Listed records
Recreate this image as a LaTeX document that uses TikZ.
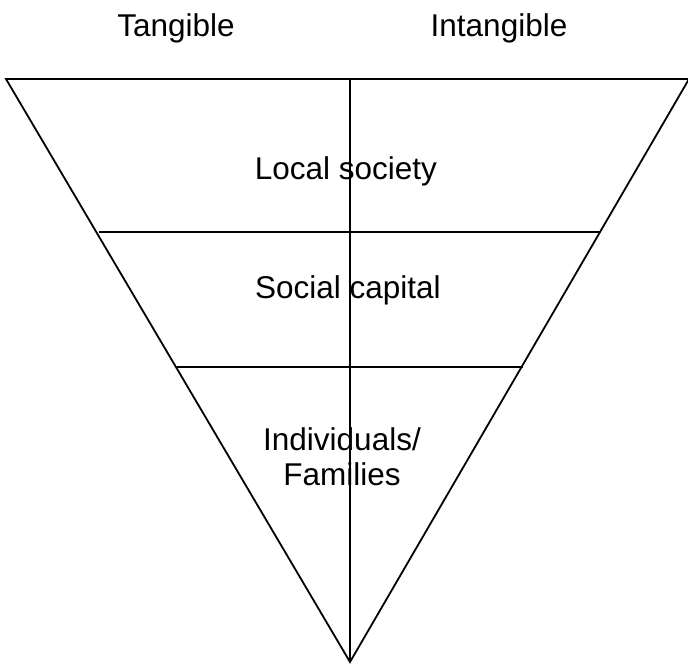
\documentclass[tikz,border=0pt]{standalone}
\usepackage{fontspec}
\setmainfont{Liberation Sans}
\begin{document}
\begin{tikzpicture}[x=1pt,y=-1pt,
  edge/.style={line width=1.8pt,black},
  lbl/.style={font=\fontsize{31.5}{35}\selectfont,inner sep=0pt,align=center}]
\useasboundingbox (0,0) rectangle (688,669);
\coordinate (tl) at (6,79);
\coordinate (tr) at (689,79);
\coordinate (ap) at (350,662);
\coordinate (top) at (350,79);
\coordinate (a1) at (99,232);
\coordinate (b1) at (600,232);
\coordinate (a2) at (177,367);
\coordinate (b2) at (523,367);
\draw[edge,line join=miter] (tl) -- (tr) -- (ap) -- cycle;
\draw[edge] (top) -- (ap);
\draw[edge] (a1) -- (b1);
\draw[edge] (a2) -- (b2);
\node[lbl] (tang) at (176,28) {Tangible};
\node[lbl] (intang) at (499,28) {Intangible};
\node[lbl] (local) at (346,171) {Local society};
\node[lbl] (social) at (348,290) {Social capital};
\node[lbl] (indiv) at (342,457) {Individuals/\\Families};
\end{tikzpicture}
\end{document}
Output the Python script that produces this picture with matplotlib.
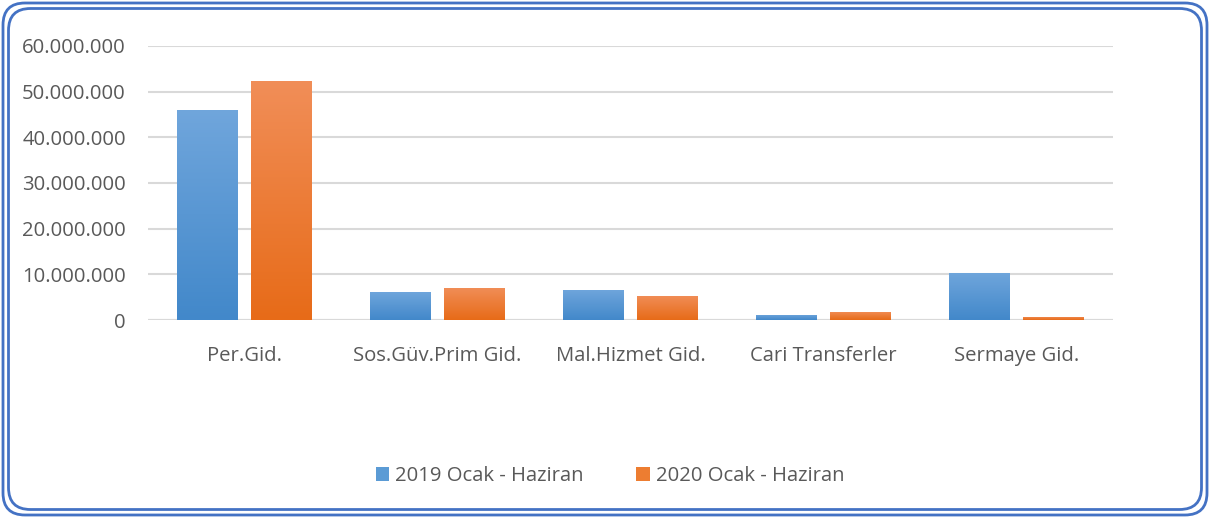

Work to do
Each line holding "that" must be found and copied.

Exercise result
Recreate this image as a LaTeX document that uses TikZ.
Output the Python script that produces this picture with matplotlib.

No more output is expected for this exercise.